### INPUT ROWS:
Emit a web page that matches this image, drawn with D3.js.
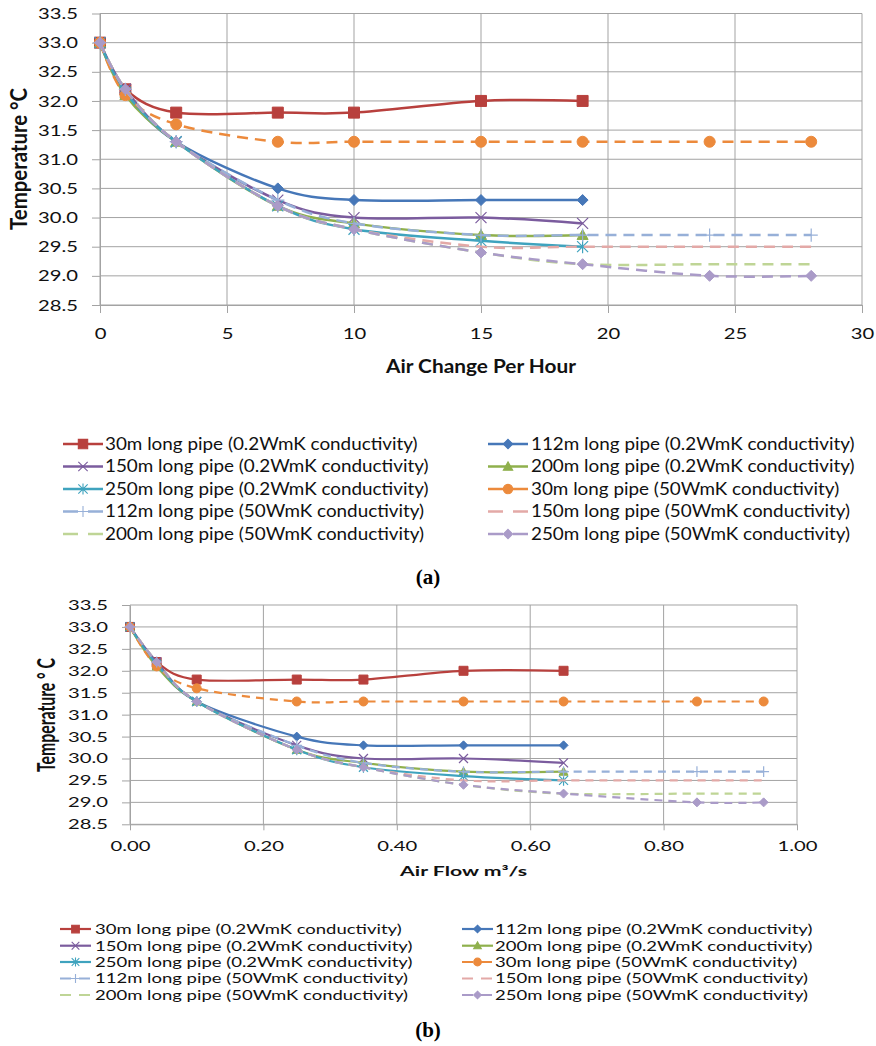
<!DOCTYPE html>
<html>
<head>
<meta charset="utf-8">
<script src="https://cdn.jsdelivr.net/npm/d3@7"></script>
<style>
  body{margin:0;background:#fff}
  svg{display:block}
</style>
</head>
<body>
<script>
// ---- data ----
const achValues  = [0, 1, 3, 7, 10, 15, 19, 24, 28];
const flowValues = [0, 0.04, 0.10, 0.25, 0.35, 0.50, 0.65, 0.85, 0.95];

const seriesNames = [
  '30m long pipe (0.2WmK conductivity)',
  '112m long pipe (0.2WmK conductivity)',
  '150m long pipe (0.2WmK conductivity)',
  '200m long pipe (0.2WmK conductivity)',
  '250m long pipe (0.2WmK conductivity)',
  '30m long pipe (50WmK conductivity)',
  '112m long pipe (50WmK conductivity)',
  '150m long pipe (50WmK conductivity)',
  '200m long pipe (50WmK conductivity)',
  '250m long pipe (50WmK conductivity)'
];

const t30Low   = [33.0, 32.2, 31.8, 31.8, 31.8, 32.0, 32.0];
const t112Low  = [33.0, 32.15, 31.3, 30.5, 30.3, 30.3, 30.3];
const t150Low  = [33.0, 32.2, 31.3, 30.3, 30.0, 30.0, 29.9];
const t200Low  = [33.0, 32.1, 31.3, 30.2, 29.9, 29.7, 29.7];
const t250Low  = [33.0, 32.15, 31.3, 30.2, 29.8, 29.6, 29.5];
const t30High  = [33.0, 32.1, 31.6, 31.3, 31.3, 31.3, 31.3, 31.3, 31.3];
const t112High = [33.0, 32.2, 31.3, 30.3, 29.9, 29.7, 29.7, 29.7, 29.7];
const t150High = [33.0, 32.2, 31.3, 30.2, 29.8, 29.5, 29.5, 29.5, 29.5];
const t200High = [33.0, 32.2, 31.3, 30.2, 29.8, 29.4, 29.2, 29.2, 29.2];
const t250High = [33.0, 32.2, 31.3, 30.2, 29.8, 29.4, 29.2, 29.0, 29.0];

const temps = [t30Low, t112Low, t150Low, t200Low, t250Low,
               t30High, t112High, t150High, t200High, t250High];

const yTicks  = [28.5, 29.0, 29.5, 30.0, 30.5, 31.0, 31.5, 32.0, 32.5, 33.0, 33.5];
const xTicksA = [0, 5, 10, 15, 20, 25, 30];
const xTicksB = [0, 0.2, 0.4, 0.6, 0.8, 1.0];

// ---- styles ----
const STY = [
  {c:'#B8403D', m:'square'},
  {c:'#4677B8', m:'diamond'},
  {c:'#7B5C9E', m:'x'},
  {c:'#8FB04C', m:'triangle'},
  {c:'#3FA3BE', m:'star'},
  {c:'#EC8A3C', m:'circle',  dash:true},
  {c:'#97B0D8', m:'plus',    dash:true},
  {c:'#E3A9A7', m:null,      dash:true},
  {c:'#BFD596', m:null,      dash:true},
  {c:'#AA9BC8', m:'diamond', dash:true}
];

const W = 876, H = 1046;
const svg = d3.select('body').append('svg').attr('width', W).attr('height', H)
  .style('font-family', 'Lato, Carlito, sans-serif');

function markerPath(type, s){
  switch(type){
    case 'square':   return `M${-s},${-s}H${s}V${s}H${-s}Z`;
    case 'diamond':  return `M0,${-s}L${s},0L0,${s}L${-s},0Z`;
    case 'triangle': return `M0,${-s}L${s},${s*0.8}L${-s},${s*0.8}Z`;
    case 'circle':   return d3.symbol(d3.symbolCircle, Math.PI*s*s)();
    case 'x':        return `M${-s},${-s}L${s},${s}M${-s},${s}L${s},${-s}`;
    case 'star':     return `M${-s},${-s}L${s},${s}M${-s},${s}L${s},${-s}M0,${-s*1.2}V${s*1.2}`;
    case 'plus':     return `M${-s*1.2},0H${s*1.2}M0,${-s*1.2}V${s*1.2}`;
  }
}
const openMarker = m => m==='x' || m==='star' || m==='plus';

function measure(text, size, weight){
  const t = svg.append('text').attr('font-size', size).attr('font-weight', weight||400).text(text);
  const w = t.node().getComputedTextLength();
  t.remove();
  return w;
}
function stretch(sel, k){
  sel.each(function(){
    const t = d3.select(this);
    const x = +(t.attr('x') || 0);
    t.attr('x', x / k).attr('transform', `scale(${k},1)`);
  });
}

function drawChart(cfg){
  const g = svg.append('g');
  const x = d3.scaleLinear().domain(cfg.xDomain).range([cfg.left, cfg.right]);
  const y = d3.scaleLinear().domain([28.5, 33.5]).range([cfg.bottom, cfg.top]);
  const grid = '#A3A3A3';

  // gridlines
  g.append('g').selectAll('line').data(yTicks).join('line')
    .attr('x1', cfg.left).attr('x2', cfg.right)
    .attr('y1', d => y(d)).attr('y2', d => y(d))
    .attr('stroke', grid).attr('stroke-width', 1);
  g.append('g').selectAll('line').data(cfg.xTicks).join('line')
    .attr('x1', d => x(d)).attr('x2', d => x(d))
    .attr('y1', cfg.top).attr('y2', cfg.bottom)
    .attr('stroke', grid).attr('stroke-width', 1);

  const kTick = 40 / measure('33.5', cfg.tickSize);

  // axes
  const ya = g.append('g').attr('transform', `translate(${cfg.left},0)`)
    .call(d3.axisLeft(y).tickValues(yTicks).tickFormat(d3.format('.1f'))
      .tickSize(8).tickSizeOuter(0).tickPadding(14));
  const xa = g.append('g').attr('transform', `translate(0,${cfg.bottom})`)
    .call(d3.axisBottom(x).tickValues(cfg.xTicks).tickFormat(cfg.xFmt)
      .tickSize(cfg.xTickLen).tickSizeOuter(0).tickPadding(cfg.xPad));
  [ya, xa].forEach(a => {
    a.select('.domain').attr('stroke', grid);
    a.selectAll('.tick line').attr('stroke', grid);
    a.selectAll('.tick text').attr('fill', '#111')
      .attr('font-size', cfg.tickSize).attr('font-family', 'Lato, Carlito, sans-serif');
    stretch(a.selectAll('.tick text'), kTick);
  });

  // series
  const lineGen = d3.line().curve(d3.curveCardinal.tension(0));
  temps.forEach((vals, i) => {
    const st = STY[i];
    const pts = vals.map((v, j) => [x(cfg.xVals[j]), y(v)]);
    g.append('path').attr('d', lineGen(pts))
      .attr('fill', 'none').attr('stroke', st.c).attr('stroke-width', cfg.lw)
      .attr('stroke-dasharray', st.dash ? cfg.dash : null)
      .attr('stroke-linejoin', 'round');
    if(st.m){
      g.append('g').selectAll('path').data(pts).join('path')
        .attr('transform', p => `translate(${p[0]},${p[1]})`)
        .attr('d', markerPath(st.m, cfg.ms))
        .attr('fill', openMarker(st.m) ? 'none' : st.c)
        .attr('stroke', st.c).attr('stroke-width', openMarker(st.m) ? 1.2 : 1);
    }
  });

  // axis titles
  const kTitle = cfg.xTitleW / measure(cfg.xTitle, cfg.titleSize, 700);
  const xt = g.append('text').attr('x', (cfg.left + cfg.right) / 2).attr('y', cfg.xTitleY)
    .attr('text-anchor', 'middle').attr('font-weight', 700).attr('font-size', cfg.titleSize)
    .attr('fill', '#111').text(cfg.xTitle);
  stretch(xt, kTitle);
  const yFont = cfg.titleSize * cfg.yTitleL / measure(cfg.yTitle, cfg.titleSize, 700);
  g.append('text')
    .attr('transform', `translate(${cfg.yTitleX},${cfg.yTitleC}) scale(${kTitle},1) rotate(-90)`)
    .attr('text-anchor', 'middle').attr('font-weight', 700).attr('font-size', yFont)
    .attr('fill', '#111').text(cfg.yTitle);

  // legend
  const kLeg = cfg.legW / measure(seriesNames[0], cfg.legSize);
  const lg = g.append('g');
  seriesNames.forEach((name, i) => {
    const st = STY[i];
    const col = i % 2, row = Math.floor(i / 2);
    const sx0 = cfg.legSw[col], sx1 = sx0 + cfg.legSwW;
    const ly = cfg.legY[row];
    lg.append('line').attr('x1', sx0).attr('x2', sx1).attr('y1', ly).attr('y2', ly)
      .attr('stroke', st.c).attr('stroke-width', cfg.lw)
      .attr('stroke-dasharray', st.dash ? cfg.legDash : null);
    if(st.m){
      lg.append('path').attr('transform', `translate(${(sx0 + sx1) / 2},${ly})`)
        .attr('d', markerPath(st.m, cfg.ms * 0.85))
        .attr('fill', openMarker(st.m) ? 'none' : st.c)
        .attr('stroke', st.c).attr('stroke-width', 1.1);
    }
    const t = lg.append('text').attr('x', cfg.legText[col]).attr('y', ly)
      .attr('dy', '0.35em').attr('font-size', cfg.legSize).attr('fill', '#111').text(name);
    stretch(t, kLeg);
  });

  // caption
  svg.append('text').attr('x', 428).attr('y', cfg.capY).attr('text-anchor', 'middle')
    .attr('font-family', '"Liberation Serif", "Times New Roman", serif')
    .attr('font-weight', 700).attr('font-size', 21).attr('fill', '#000').text(cfg.caption);
}

drawChart({
  xVals: achValues, xDomain: [0, 30], xTicks: xTicksA, xFmt: d3.format('d'),
  left: 100, right: 862, top: 13.5, bottom: 305,
  tickSize: 16, xTickLen: 8, xPad: 15,
  lw: 2.5, ms: 5.5, dash: '11,7', legDash: '15,10',
  xTitle: 'Air Change Per Hour', xTitleW: 190, xTitleY: 373, titleSize: 18,
  yTitle: 'Temperature °C', yTitleX: 27, yTitleC: 159, yTitleL: 142,
  legSize: 17, legW: 313, legSw: [63, 488], legSwW: 40, legText: [105, 531],
  legY: [444, 466.5, 489, 511.5, 534],
  caption: '(a)', capY: 584
});

drawChart({
  xVals: flowValues, xDomain: [0, 1], xTicks: xTicksB, xFmt: d3.format('.2f'),
  left: 130, right: 797, top: 605, bottom: 824.3,
  tickSize: 14, xTickLen: 6, xPad: 11,
  lw: 2.2, ms: 4.5, dash: '8,6', legDash: '11,8',
  xTitle: 'Air Flow m³/s', xTitleW: 127, xTitleY: 876, titleSize: 14,
  yTitle: 'Temperature ° C', yTitleX: 55, yTitleC: 715, yTitleL: 114,
  legSize: 14, legW: 307, legSw: [60, 462], legSwW: 31, legText: [95, 495],
  legY: [929, 945.7, 962, 978.5, 995],
  caption: '(b)', capY: 1037
});
</script>
</body>
</html>
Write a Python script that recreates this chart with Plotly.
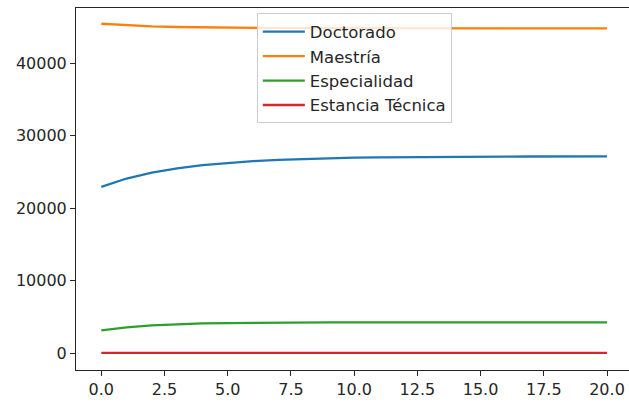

### WHAT IS REQUIRED:
Copy exactly the lines from the first line of the records above through the line with "0.65, 0.85, 0.95];", both included, and nothing else. Pictures stay out.

### RESULT:
Emit a web page that matches this image, drawn with D3.js.
<!DOCTYPE html>
<html>
<head>
<meta charset="utf-8">
<script src="https://cdn.jsdelivr.net/npm/d3@7"></script>
<style>
  body{margin:0;background:#fff}
  svg{display:block}
</style>
</head>
<body>
<script>
// ---- data ----
const achValues  = [0, 1, 3, 7, 10, 15, 19, 24, 28];
const flowValues = [0, 0.04, 0.10, 0.25, 0.35, 0.50, 0.65, 0.85, 0.95];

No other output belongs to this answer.